Solve equation $(6x+7)^2(3x+4)(x+1)=6$ in real numbers.

Determine all roots, real or complex, of the following system \begin{align} x+y+z &= 3\\ x^2+y^2+z^2 &= 3\\ x^3+y^3+z^3 &= 3 \end{align}

Find one root to $\sqrt{3}x^7 + x^4 + 2=0$.

Solve this equation $(x-2)(x+1)(x+4)(x+7)=19$.

Let real numbers $x, y,$ and $z$ satisfy $$x+\frac{1}{y}=4\quad\text{,}\quad y+\frac{1}{z}=1\quad\text{,}\quad z +\frac{1}{x}=\frac{7}{3}$$ Find the value of $xyz$.

Find the range of real number $a$ if equation $\mid\frac{x^2}{x-1}\mid=a$ has exactly two distinct real roots.
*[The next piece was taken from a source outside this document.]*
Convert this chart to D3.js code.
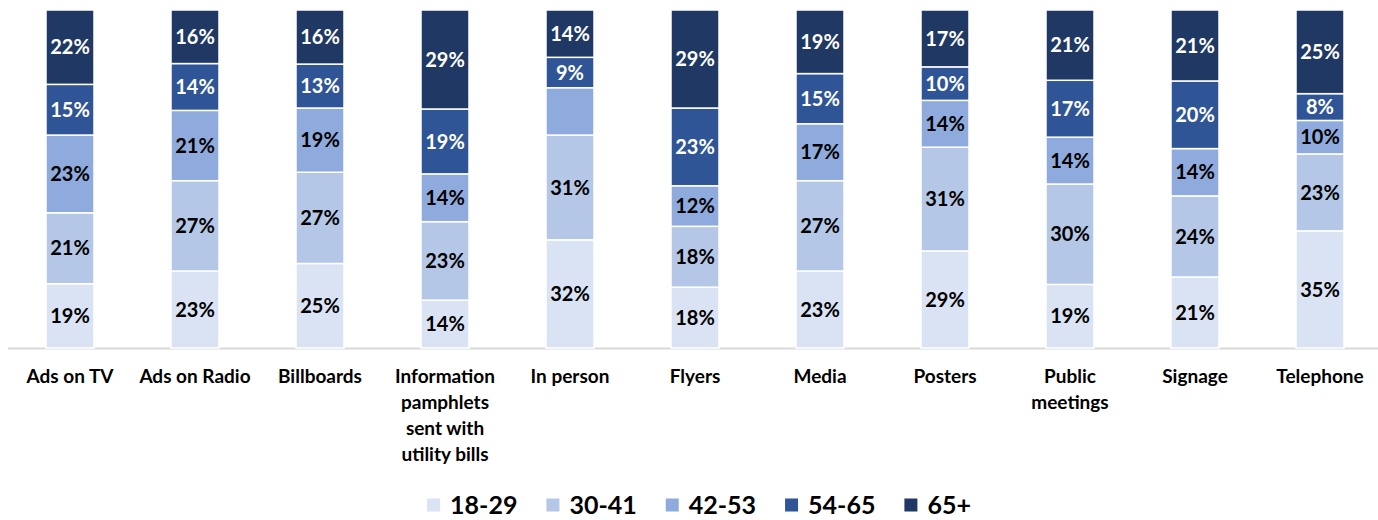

Solve this equation $$\sqrt{x+3-4\sqrt{x-1}}+\sqrt{x+8-6\sqrt{x-1}}=1$$

Let non-zero real numbers $a, b, c$ satisfy $a+b+c\ne 0$. If the following relations hold $$\frac{a+b-c}{c}=\frac{a-b+c}{b}=\frac{-a+b+c}{a}$$ Find the value of $$\frac{(a+b)(b+c)(c+a)}{abc}$$